The major mistake is the networks are only able to attract a certain amount of people to their news shows, as the viewers left watching are those that haven't made the change to consuming news on the Internet. So that meant from the beginning that the market couldn't be enlarged, but Couric would have to steal existing viewers from the competition. It never happened. Rather the opposite happened as people have abandoned her in droves.
When the $15 million-a-year anchor dropped to viewership of 5.9 million in the week ending May 25, it was an al-time low, and smaller than any of her predecessors ever saw. What that ends up coming to is $2.51 per viewer, said the New York Post.
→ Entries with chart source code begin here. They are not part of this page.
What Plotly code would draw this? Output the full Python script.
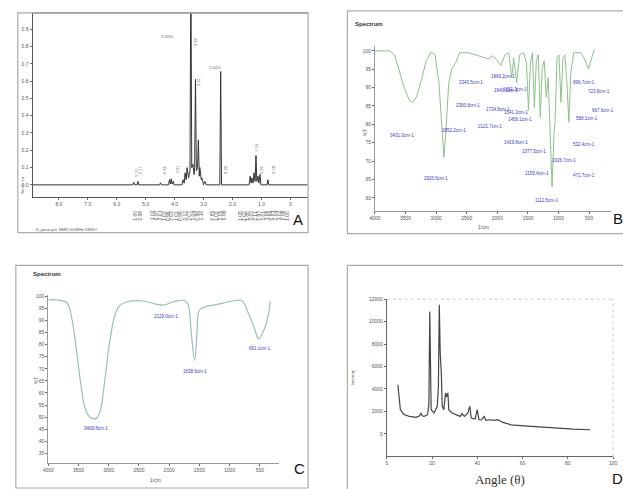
import plotly.graph_objects as go

W, H = 623, 489

# ---------------- Panel A : 1H NMR ----------------
nmr_ppm = [8.9, 5.45, 5.41, 5.38, 5.30, 5.27, 5.24, 4.52, 4.49, 4.46, 4.21, 4.18, 4.15, 4.12, 4.09,
           4.05, 4.02, 3.75, 3.71, 3.67, 3.64, 3.60, 3.57, 3.52, 3.47, 3.44, 3.41, 3.37, 3.33, 3.31,
           3.28, 3.25, 3.21, 3.18, 3.15, 3.13, 3.08, 3.06, 3.00, 2.96, 2.90, 2.44, 2.41, 2.38, 1.43,
           1.39, 1.36, 1.33, 1.29, 1.26, 1.22, 1.19, 1.16, 1.12, 1.09, 1.05, 1.02, 0.81, 0.78, 0.75, -0.6]
nmr_int = [0, 0, 0.015, 0, 0, 0.02, 0, 0, 0.012, 0, 0, 0.03, 0.005, 0.035, 0.005,
           0.02, 0, 0, 0.03, 0.01, 0.07, 0.03, 0.1, 0.04, 0.08, 1.3, 0.1, 0.12, 0.06, 0.1,
           0.61, 0.08, 0.1, 0.26, 0.05, 0.1, 0.03, 0.04, 0, 0.02, 0, 0, 0.655, 0, 0, 0.05,
           0.01, 0.04, 0.01, 0.07, 0.02, 0.17, 0.02, 0.05, 0.01, 0.06, 0, 0, 0.03, 0, 0]
nmr_xticks = [8, 7, 6, 5, 4, 3, 2, 1, 0]
nmr_xticklabels = ["8.0", "7.0", "6.0", "5.0", "4.0", "3.0", "2.0", "1.0", "0"]
nmr_yticks = [0, 0.1, 0.2, 0.3, 0.4, 0.5, 0.6, 0.7, 0.8, 0.9]
nmr_big_labels = [("3.3331", 4.25, 0.86), ("2.5011", 2.6, 0.68)]
nmr_peak_labels = [("3.29", 3.27, 0.83), ("3.21", 3.2, 0.6), ("2.24", 2.24, 0.09), ("1.16", 1.16, 0.22),
                   ("0.99", 0.99, 0.09), ("0.58", 0.58, 0.09), ("5.31", 5.31, 0.075),
                   ("5.17", 5.17, 0.09), ("4.32", 4.32, 0.086), ("3.91", 3.91, 0.09)]
integ_ppm = [5.37, 5.20, 4.80, 4.66, 4.52, 4.39, 4.25, 4.12, 3.98, 3.84, 3.64, 3.50, 3.37, 3.23, 3.10,
             2.72, 2.59, 2.45, 2.31, 1.77, 1.63, 1.50, 1.36, 1.22, 1.09, 0.95, 0.82, 0.68, 0.54,
             0.41, 0.27, 0.14]
integ_val = ["1.00", "0.98", "1.02", "0.97", "2.01", "1.05", "0.99", "2.03", "1.01", "0.96", "3.12",
             "2.07", "1.04", "0.98", "1.10", "0.95", "1.03", "2.00", "0.99", "1.08", "2.02", "1.00",
             "3.05", "2.11", "0.97", "1.01", "1.06", "0.94", "2.04", "1.02", "0.98", "1.00"]

# ---------------- Panel B : FTIR ----------------
ir_b_wn = [4000, 3759, 3678, 3598, 3518, 3437, 3389, 3325, 3244, 3164, 3083, 3019, 2955, 2907, 2874,
           2842, 2794, 2746, 2681, 2617, 2472, 2312, 2151, 2070, 1990, 1942, 1877, 1813, 1765, 1733,
           1685, 1636, 1572, 1524, 1492, 1459, 1427, 1395, 1363, 1331, 1299, 1266, 1234, 1202, 1170,
           1138, 1106, 1073, 1057, 1025, 993, 961, 928, 896, 864, 832, 800, 752, 639, 575, 511, 463, 414]
ir_b_t = [100.0, 100.0, 98.9, 94.6, 89.7, 86.5, 86.0, 87.3, 91.9, 97.3, 99.7, 98.9, 91.4, 79.2, 71.1,
          77.9, 91.4, 95.1, 96.8, 99.5, 99.5, 98.7, 97.8, 98.7, 96.8, 96.0, 98.9, 99.5, 92.7, 98.1,
          91.4, 98.9, 99.5, 96.8, 83.8, 96.8, 99.5, 84.6, 97.3, 98.9, 81.9, 95.4, 97.3, 87.3, 92.7,
          75.2, 63.0, 77.8, 81.1, 98.1, 98.9, 86.0, 98.1, 98.9, 91.4, 80.6, 94.1, 99.5, 99.5, 97.8,
          95.1, 97.8, 100.5]
ir_b_labels = ["3431.0cm-1", "2920.6cm-1", "2852.2cm-1", "2360.8cm-1", "2343.5cm-1", "2121.7cm-1",
               "1869.2cm-1", "1734.8cm-1", "1651.3cm-1", "1640.1cm-1", "1541.3cm-1", "1456.1cm-1",
               "1419.8cm-1", "1377.5cm-1", "1159.4cm-1", "1026.7cm-1", "1112.5cm-1", "896.7cm-1",
               "723.8cm-1", "667.9cm-1", "588.1cm-1", "532.4cm-1", "471.7cm-1"]
ir_b_label_wn = [3566, 3003, 2714, 2472, 2424, 2119, 1910, 1990, 1717, 1861, 1701, 1636, 1701, 1395,
                 1347, 913, 1186, 591, 334, 269, 543, 591, 591]
ir_b_label_t = [77.0, 65.4, 78.4, 85.2, 91.4, 79.5, 93.0, 84.1, 89.5, 89.2, 83.3, 81.4, 75.2, 72.5,
                66.5, 70.3, 59.2, 91.4, 88.9, 83.8, 81.6, 74.4, 66.0]
ir_b_yticks = [60, 65, 70, 75, 80, 85, 90, 95, 100]

# ---------------- Panel C : FTIR ----------------
ir_c_wn = [3995, 3695, 3614, 3533, 3463, 3397, 3316, 3207, 3137, 3072, 2990, 2909, 2827, 2692, 2420,
           2203, 2094, 1931, 1741, 1687, 1633, 1578, 1541, 1508, 1443, 1172, 899, 791, 683, 575, 520,
           438, 357, 330]
ir_c_t = [98.6, 97.3, 91.1, 77.5, 63.8, 54.2, 50.1, 49.5, 52.9, 63.8, 80.2, 91.1, 95.9, 97.7, 98.0,
          96.6, 96.3, 97.7, 98.2, 96.6, 84.3, 73.4, 84.3, 93.9, 95.2, 96.8, 98.2, 98.0, 92.5, 85.7,
          82.3, 85.7, 92.5, 98.0]
ir_c_labels = ["3409.8cm-1", "2129.0cm-1", "1638.6cm-1", "661.1cm-1"]
ir_c_label_wn = [3218, 2046, 1573, 498]
ir_c_label_t = [45.5, 91.8, 68.9, 78.3]
ir_c_yticks = [35, 40, 45, 50, 55, 60, 65, 70, 75, 80, 85, 90, 95, 100]

ir_xticks = [4000, 3500, 3000, 2500, 2000, 1500, 1000, 500]

# ---------------- Panel D : XRD ----------------
xrd_angle = [4.9, 5.2, 5.5, 6.0, 7.0, 7.8, 10.0, 12.9, 14.5, 15.1, 15.6, 16.5, 18.0, 18.6, 19.0, 19.3,
             19.6, 20.9, 22.3, 22.8, 23.2, 23.6, 24.1, 24.5, 25.2, 26.0, 26.4, 27.0, 27.4, 28.8, 31.0,
             32.5, 33.2, 34.3, 35.8, 36.7, 37.3, 39.0, 40.0, 40.7, 41.9, 43.0, 43.8, 45.5, 47.7, 49.1,
             51.3, 54.9, 60.7, 68.0, 75.2, 82.5, 89.9]
xrd_int = [4375, 3600, 2950, 2150, 1850, 1700, 1550, 1460, 1600, 1850, 1600, 1550, 1700, 2600, 10900,
           4200, 2150, 1850, 2450, 4200, 11500, 7200, 5400, 2450, 2150, 3650, 3300, 3650, 2150, 1850,
           1700, 1550, 1800, 1550, 1850, 2450, 1400, 1310, 2150, 1250, 1250, 1550, 1190, 1250, 1190,
           1250, 1010, 800, 710, 600, 510, 420, 360]
xrd_xticks = [0, 20, 40, 60, 80, 100]
xrd_yticks = [0, 2000, 4000, 6000, 8000, 10000, 12000]


def px(x):
    return x / W


def py(y):
    return 1 - y / H


FONT = "Liberation Sans"
fig = go.Figure()

fig.add_trace(go.Scatter(x=nmr_ppm, y=nmr_int, mode="lines", line=dict(color="#333333", width=1),
                         xaxis="x", yaxis="y", showlegend=False, hoverinfo="skip"))
fig.add_trace(go.Scatter(x=ir_b_wn, y=ir_b_t, mode="lines", line=dict(color="#8cc08c", width=1),
                         xaxis="x2", yaxis="y2", showlegend=False, hoverinfo="skip"))
fig.add_trace(go.Scatter(x=ir_c_wn, y=ir_c_t, mode="lines", line=dict(color="#96c0bc", width=1.2, shape="spline"),
                         xaxis="x3", yaxis="y3", showlegend=False, hoverinfo="skip"))
fig.add_trace(go.Scatter(x=xrd_angle, y=xrd_int, mode="lines", line=dict(color="#444444", width=1.2),
                         xaxis="x4", yaxis="y4", showlegend=False, hoverinfo="skip"))

tickfont = dict(family=FONT, size=5, color="#555555")
common = dict(showgrid=False, zeroline=False, showline=True, tickfont=tickfont, ticks="outside",
              ticklen=2, tickwidth=0.8)

layout = dict(
    width=W, height=H, margin=dict(l=0, r=0, t=0, b=0),
    paper_bgcolor="white", plot_bgcolor="white", font=dict(family=FONT),
    xaxis=dict(domain=[px(27), px(307)], anchor="y", range=[8.91, -0.61], tickvals=nmr_xticks,
               ticktext=nmr_xticklabels, linecolor="#555555", **common),
    yaxis=dict(domain=[py(195), py(10)], anchor="x", range=[-0.069, 0.994], tickvals=nmr_yticks,
               ticktext=[f"{v:.1f}" for v in nmr_yticks], linecolor="#555555", **common),
    xaxis2=dict(domain=[px(375), px(615)], anchor="y2", range=[4000, 141], tickvals=ir_xticks,
                ticktext=[str(v) for v in ir_xticks], linecolor="#999999", **common),
    yaxis2=dict(domain=[py(209), py(43)], anchor="x2", range=[56.5, 101.4], tickvals=ir_b_yticks,
                linecolor="#999999", **common),
    xaxis3=dict(domain=[px(43), px(277)], anchor="y3", range=[4000, 190], tickvals=ir_xticks,
                ticktext=[str(v) for v in ir_xticks], linecolor="#999999", **common),
    yaxis3=dict(domain=[py(463), py(294)], anchor="x3", range=[31, 100.4], tickvals=ir_c_yticks,
                linecolor="#999999", **common),
    xaxis4=dict(domain=[px(387), px(617)], anchor="y4", range=[0, 100], tickvals=xrd_xticks,
                linecolor="#666666", **common),
    yaxis4=dict(domain=[py(456), py(298)], anchor="x4", range=[-2000, 12000], tickvals=xrd_yticks,
                ticktext=[str(v) for v in xrd_yticks], linecolor="#666666", **common),
)
fig.update_layout(**layout)

shapes = []
# outer frames of the four panels
for (x0, y0, x1, y1) in [(12, 10, 307, 231), (347, 8, 630, 232), (10, 264, 307, 488), (347, 264, 630, 492)]:
    shapes.append(dict(type="rect", xref="paper", yref="paper", x0=px(x0), y0=py(y1), x1=px(x1), y1=py(y0),
                       line=dict(color="#aaaaaa", width=1.2)))
# panel A inner top frame
shapes.append(dict(type="line", xref="paper", yref="paper", x0=px(27), x1=px(307), y0=py(10), y1=py(10),
                   line=dict(color="#888888", width=1)))
# panel D faint dotted frame
shapes.append(dict(type="line", xref="paper", yref="paper", x0=px(387), x1=px(617), y0=py(298), y1=py(298),
                   line=dict(color="#cccccc", width=1, dash="dot")))
shapes.append(dict(type="line", xref="paper", yref="paper", x0=px(617), x1=px(617), y0=py(456), y1=py(298),
                   line=dict(color="#cccccc", width=1, dash="dot")))
fig.update_layout(shapes=shapes)

ann = []


def text(x, y, s, size=5, color="#555555", xref="paper", yref="paper", angle=0, anchor="center",
         family=FONT, yanchor="middle"):
    ann.append(dict(x=x, y=y, xref=xref, yref=yref, text=s, showarrow=False, textangle=angle,
                    font=dict(size=size, color=color, family=family), xanchor=anchor, yanchor=yanchor))


# Panel A texts
for s, x, y in nmr_big_labels:
    text(x, y, s, size=4, color="#666666", xref="x", yref="y")
for s, x, y in nmr_peak_labels:
    text(x, y, s, size=4, color="#666666", xref="x", yref="y", angle=-90)
for x, s in zip(integ_ppm, integ_val):
    text(x, py(214), s, size=5, color="#555555", xref="x", angle=-90)
text(px(17), py(183), "Norm. Int.", size=4, color="#666666", angle=-90)
text(px(28), py(228), "D_parat.pin  NMR 500MHz DMSO", size=4, color="#555555", anchor="left")
text(px(297), py(218), "A", size=15, color="#111111")

# Panel B texts
text(px(353), py(21), "<b>Spectrum</b>", size=6, color="#333333", anchor="left")
text(px(365), py(130), "%T", size=5, color="#555555", angle=-90)
text(px(485), py(225), "1/cm", size=5, color="#555555")
for s, x, y in zip(ir_b_labels, ir_b_label_wn, ir_b_label_t):
    text(x, y, s, size=4.5, color="#3a3acc", xref="x2", yref="y2")
text(px(615), py(217), "B", size=15, color="#111111", anchor="left")

# Panel C texts
text(px(25), py(273), "<b>Spectrum</b>", size=6, color="#333333", anchor="left")
text(px(30), py(380), "%T", size=5, color="#555555", angle=-90)
text(px(152), py(480), "1/cm", size=5, color="#555555")
for s, x, y in zip(ir_c_labels, ir_c_label_wn, ir_c_label_t):
    text(x, y, s, size=4.5, color="#3a3acc", xref="x3", yref="y3")
text(px(298), py(468), "C", size=15, color="#111111")

# Panel D texts
text(px(352), py(377), "Intensity", size=4, color="#555555", angle=-90)
text(px(502), py(479), "Angle (θ)", size=13, color="#333333", family="Liberation Serif")
text(px(614), py(478), "D", size=15, color="#111111", anchor="left")

fig.update_layout(annotations=ann)
fig.write_html("out.html", config={"displayModeBar": False, "staticPlot": True},
               post_script="document.body.style.margin='0px';document.body.style.overflow='hidden';")
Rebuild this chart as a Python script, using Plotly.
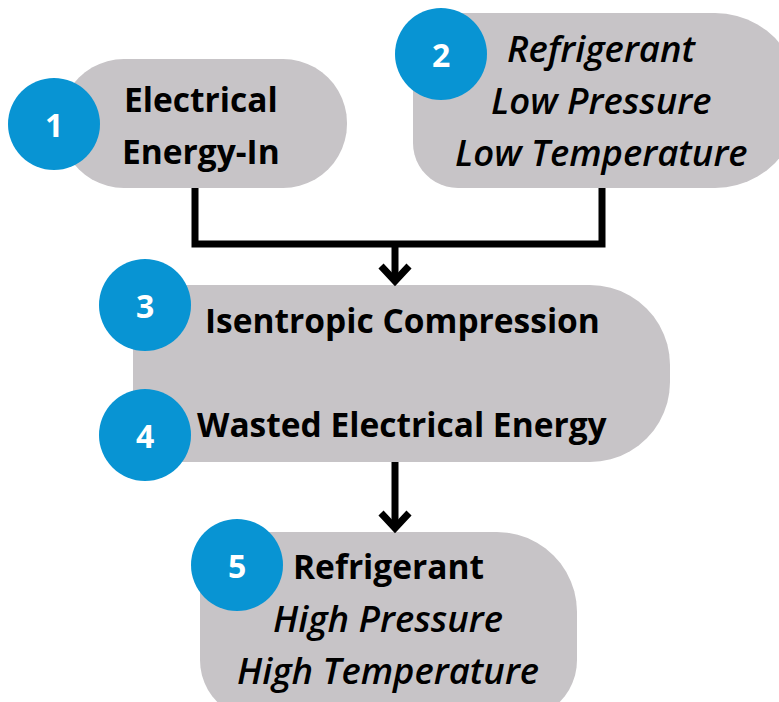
import plotly.graph_objects as go
import math

# ---- content ----
box_lines = [
    ["<b>Electrical</b>", "<b>Energy-In</b>"],
    ["<i>Refrigerant</i>", "<i>Low Pressure</i>", "<i>Low Temperature</i>"],
    ["<b>Isentropic Compression</b>"],
    ["<b>Wasted Electrical Energy</b>"],
    ["<b>Refrigerant</b>", "<i>High Pressure</i>", "<i>High Temperature</i>"],
]
step_numbers = ["1", "2", "3", "4", "5"]

# ---- geometry (pixel space, y downward) ----
boxes = [
    (60, 59, 347, 188, (64, 64, 64, 64)),
    (413, 13, 800, 188, (40, 85, 85, 45)),
    (133, 285, 670, 462, (20, 80, 80, 30)),
    (200, 532, 577, 720, (40, 80, 60, 60)),
]
circles = [(54, 124), (441, 54), (145, 305), (145, 435), (237, 565)]
circle_r = 46
text_anchor = [(201, 125), (601, 100), (402, 320), (402, 424), (388, 618)]
line_gap = 52

BOX = "#C7C4C7"
BLUE = "#0894D3"
FONT = "Open Sans"

def rr_path(x0, y0, x1, y1, r, n=12):
    tl, tr, br, bl = r
    pts = []
    def arc(cx, cy, rad, a0, a1):
        for i in range(n + 1):
            a = math.radians(a0 + (a1 - a0) * i / n)
            pts.append((cx + rad * math.cos(a), cy + rad * math.sin(a)))
    arc(x0 + tl, y0 + tl, tl, 180, 270)
    arc(x1 - tr, y0 + tr, tr, 270, 360)
    arc(x1 - br, y1 - br, br, 0, 90)
    arc(x0 + bl, y1 - bl, bl, 90, 180)
    return "M " + " L ".join(f"{x:.1f},{y:.1f}" for x, y in pts) + " Z"

fig = go.Figure()
shapes = []
for (x0, y0, x1, y1, r) in boxes:
    shapes.append(dict(type="path", path=rr_path(x0, y0, x1, y1, r),
                       fillcolor=BOX, line=dict(width=0), layer="below"))

LW = 7
blk = dict(color="black", width=LW)
connector_paths = [
    "M 195,188 L 195,244 L 602,244 L 602,188",
    "M 395,244 L 395,281",
    "M 381,266 L 395,281 L 409,266",
    "M 395,462 L 395,528",
    "M 381,513 L 395,528 L 409,513",
]
for p in connector_paths:
    shapes.append(dict(type="path", path=p, line=blk, layer="below"))

for (cx, cy) in circles:
    shapes.append(dict(type="circle", x0=cx - circle_r, x1=cx + circle_r,
                       y0=cy - circle_r, y1=cy + circle_r,
                       fillcolor=BLUE, line=dict(width=0), layer="above"))

annotations = []
for lines, (ax, ay) in zip(box_lines, text_anchor):
    n = len(lines)
    for i, t in enumerate(lines):
        y = ay + (i - (n - 1) / 2) * line_gap
        italic = t.startswith("<i>")
        font = dict(family=FONT, size=36.5 if italic else 33.5, color="black")
        if italic:
            font["weight"] = 600
        annotations.append(dict(x=ax, y=y, text=t, showarrow=False, font=font,
                                xanchor="center", yanchor="middle"))
for num, (cx, cy) in zip(step_numbers, circles):
    annotations.append(dict(x=cx, y=cy, text=f"<b>{num}</b>", showarrow=False,
                            font=dict(family=FONT, size=32, color="white"),
                            xanchor="center", yanchor="middle"))

fig.update_layout(
    width=779, height=702,
    margin=dict(l=0, r=0, t=0, b=0),
    paper_bgcolor="white", plot_bgcolor="white",
    xaxis=dict(range=[0, 779], visible=False, fixedrange=True),
    yaxis=dict(range=[702, 0], visible=False, fixedrange=True),
    shapes=shapes, annotations=annotations, showlegend=False,
)
fig.write_html("out.html", post_script="document.body.style.margin='0';",
               config={"displayModeBar": False})
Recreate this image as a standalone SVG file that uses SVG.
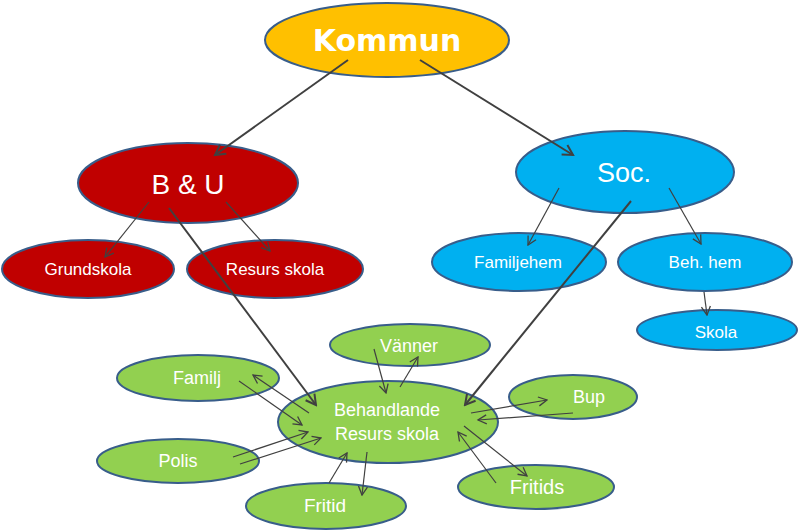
<svg xmlns="http://www.w3.org/2000/svg" width="800" height="531" viewBox="0 0 800 531">
<style>
ellipse{stroke:#385D8A;stroke-width:2}
.y{fill:#FFC000}.r{fill:#C00000}.b{fill:#00B0F0}.g{fill:#92D050}
text{font-family:"Liberation Sans",Arial,sans-serif;fill:#fff;text-anchor:middle}
.t{font-size:17px}.gt{font-size:18px}
.c line{stroke:#404040;fill:none}
.k{stroke-width:2;marker-end:url(#ak)}
.n{stroke-width:1.2;marker-end:url(#an)}
</style>
<defs>
<marker id="ak" markerUnits="userSpaceOnUse" viewBox="0 0 14 14" refX="12" refY="7" markerWidth="14" markerHeight="14" orient="auto"><path d="M2,1.5 L12,7 L2,12.5" fill="none" stroke="#404040" stroke-width="2"/></marker>
<marker id="an" markerUnits="userSpaceOnUse" viewBox="0 0 12 12" refX="10.5" refY="6" markerWidth="12" markerHeight="12" orient="auto"><path d="M2,1.5 L10.5,6 L2,10.5" fill="none" stroke="#404040" stroke-width="1.3"/></marker>
</defs>
<g id="kommun"><ellipse class="y" cx="387" cy="40" rx="122" ry="37"/><text x="387" y="51" style="font-family:'DejaVu Sans',sans-serif;font-size:30px;font-weight:bold">Kommun</text></g>
<g id="bu"><ellipse class="r" cx="188" cy="183" rx="110" ry="40"/><text x="188" y="194" style="font-size:28px">B &amp; U</text></g>
<g id="grundskola"><ellipse class="r" cx="88" cy="269" rx="86" ry="29"/><text class="t" x="88" y="275">Grundskola</text></g>
<g id="resursskola"><ellipse class="r" cx="275" cy="269" rx="88" ry="29"/><text class="t" x="275" y="275">Resurs skola</text></g>
<g id="soc"><ellipse class="b" cx="625" cy="172" rx="109" ry="41"/><text x="624" y="182" style="font-size:27px">Soc.</text></g>
<g id="familjehem"><ellipse class="b" cx="519" cy="262" rx="87" ry="29"/><text class="t" x="518" y="268">Familjehem</text></g>
<g id="behhem"><ellipse class="b" cx="705" cy="262" rx="87" ry="29"/><text class="t" x="705" y="268">Beh. hem</text></g>
<g id="skola"><ellipse class="b" cx="717" cy="330" rx="80" ry="20"/><text class="t" x="716" y="338">Skola</text></g>
<g id="vanner"><ellipse class="g" cx="410" cy="345" rx="80" ry="21"/><text class="gt" x="409" y="352">Vänner</text></g>
<g id="familj"><ellipse class="g" cx="198" cy="378" rx="81" ry="23"/><text class="gt" x="197" y="384">Familj</text></g>
<g id="behandlande"><ellipse class="g" cx="388" cy="422" rx="110" ry="41"/><text class="gt" x="387" y="416">Behandlande</text><text class="gt" x="387" y="440">Resurs skola</text></g>
<g id="polis"><ellipse class="g" cx="178" cy="461" rx="81" ry="22"/><text class="gt" x="178" y="467">Polis</text></g>
<g id="fritid"><ellipse class="g" cx="326" cy="506" rx="80" ry="23"/><text class="gt" x="325" y="512" style="font-size:19px">Fritid</text></g>
<g id="bup"><ellipse class="g" cx="573" cy="397" rx="64" ry="22"/><text class="gt" x="589" y="403">Bup</text></g>
<g id="fritids"><ellipse class="g" cx="536" cy="487" rx="78" ry="22"/><text x="537" y="494" style="font-size:20px">Fritids</text></g>
<g class="c" id="connectors">
<line class="k" x1="348" y1="60" x2="215" y2="155"/>
<line class="k" x1="420" y1="60" x2="573" y2="155"/>
<line class="k" x1="169" y1="208" x2="316" y2="405"/>
<line class="k" x1="631" y1="201" x2="465" y2="405"/>
<line class="n" x1="149" y1="202" x2="105" y2="257"/>
<line class="n" x1="226" y1="202" x2="270" y2="251"/>
<line class="n" x1="559" y1="188" x2="528" y2="245"/>
<line class="n" x1="669" y1="188" x2="701" y2="244"/>
<line class="n" x1="704" y1="292" x2="707" y2="315"/>
<line class="n" x1="374" y1="349" x2="386" y2="393"/>
<line class="n" x1="400" y1="387" x2="418" y2="357"/>
<line class="n" x1="309" y1="413" x2="253" y2="375"/>
<line class="n" x1="239" y1="381" x2="302" y2="425"/>
<line class="n" x1="233" y1="457" x2="308" y2="432"/>
<line class="n" x1="240" y1="464" x2="321" y2="438"/>
<line class="n" x1="329" y1="483" x2="347" y2="453"/>
<line class="n" x1="367" y1="452" x2="362" y2="495"/>
<line class="n" x1="471" y1="413" x2="547" y2="400"/>
<line class="n" x1="573" y1="413" x2="478" y2="420"/>
<line class="n" x1="464" y1="426" x2="527" y2="476"/>
<line class="n" x1="496" y1="483" x2="458" y2="432"/>
</g>
</svg>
In contrast, when you consider the salary of Brian Williams at the "Nightly News," his cost per viewer is only 55 cents each, and Charlie Gibson at "World News Tonight" costs 89 cents a head.
The cost of Katie Couric isn't simply in dollars though, but it is in judgement and leadership within the company. Of course people knew we'd be following her carefully, and so the network gets a lot of coverage that way, in spite of the numbers. But to not understand the underlying market forces that had already declared the overall abandonment of the nightly news by many of the Internet generation, was to believe in something that was an illusion, not a business decision based upon facts and trends.
In the end, because of her salary and the hype, Couric will probably be the big loser; but from the beginning this fiasco never had a chance to work.
It's too bad, because if they would have taken this slowly, and been more laid back in their approach, it may have been a good alternative to the type of news offered on the other channels. But we'll never know now. This project was stillborn before it ever began.